«Le tri complémentaire est encore perçu comme une concurrence au tri à la source»
Vincent Chapel, directeur général d’Helvetia Environnement
Genève et son image de carte postale en prennent un sacré coup. Malgré l’introduction en grande pompe des p’tites poubelles vertes, le canton fait toujours figure de parent pauvre en matière de recyclage des déchets. Son taux atteint péniblement 48,6%. En Allemagne, il est supérieur à 65% depuis 2013.
Stagnation nationale
Un retard qui trouve son origine au niveau national selon Vincent Chapel, directeur général d’Helvetia Environnement: «Au fil des années, la Suisse a commencé à stagner, en se disant qu’elle avait de l’avance en la matière. Quand on regarde le dernier classement publié par le World Economic Forum, on se rend compte que ce n’est plus le cas! En matière de recyclage, notre pays est désormais en cinquième position, derrière l’Allemagne, l’Autriche, la Corée du Sud et le Pays de Galles.» Contacté, Luc Barthassat, l’ancien conseiller d’Etat en charge du Département de l’environnement, des transports et de l’agriculture (DETA), n’avait pas souhaité donner suite à nos sollicitations.
Statistiques contestées
Jacques Martelain, directeur du Service de géologie, sols et déchets, est plus loquace: «Nous devons rester très prudent lorsque l’on compare des chiffres de ce type. En effet, il y a de très nombreuses façons de calculer un taux de recyclage, ce qui peut conduire à des évaluations fausses. Par exemple en Suisse, le canton de Genève peut se comparer à la Confédération et au canton de Berne, car nous calculons notre taux de la même façon.»

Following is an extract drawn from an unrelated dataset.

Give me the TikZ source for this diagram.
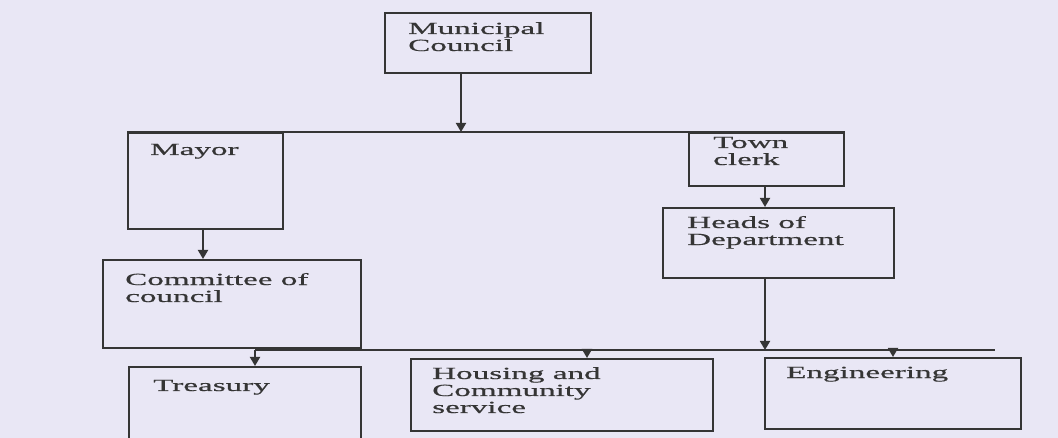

Admettons, mais quelle est la solution pour sortir des querelles de calculs? Et surtout améliorer le taux de recyclage genevois? Vincent Chapel a son idée sur la question: «Il faut miser sur un tri complémentaire qui se situerait entre le geste des particuliers ou des entreprises et les incinérateurs publics. Ceci permettrait des taux de recyclage nettement supérieurs. Ce n’est plus une utopie, nous pouvons y arriver! Nous nous devons d’être ambitieux! Le problème est que les communes ne voient pas encore le potentiel du tri complémentaire, qui est encore perçu comme une concurrence au tri à la source.»
Contamination croisée
Une idée toujours taboue mais qui séduirait presque Jasmine Voide, responsable romande de l’association Swiss Recycling: «Un tri complémentaire est une possibilité, mais cela demande un grand investissement financier et il y a beaucoup de risques de contamination croisée.» Jacques Martelain va encore plus loin: «La politique de la gestion des déchets en Suisse est le tri à la source, avant tout mélange. Instaurer un autre modèle pourrait déstabiliser les ménages qui trient.» Reste que ces mêmes ménages produisent chaque année 700 kilos de déchets par habitant selon la Confédération, trois fois plus par rapport aux années 1970. Des mesures devront donc être prises pour limiter l’impact de cette surconsommation.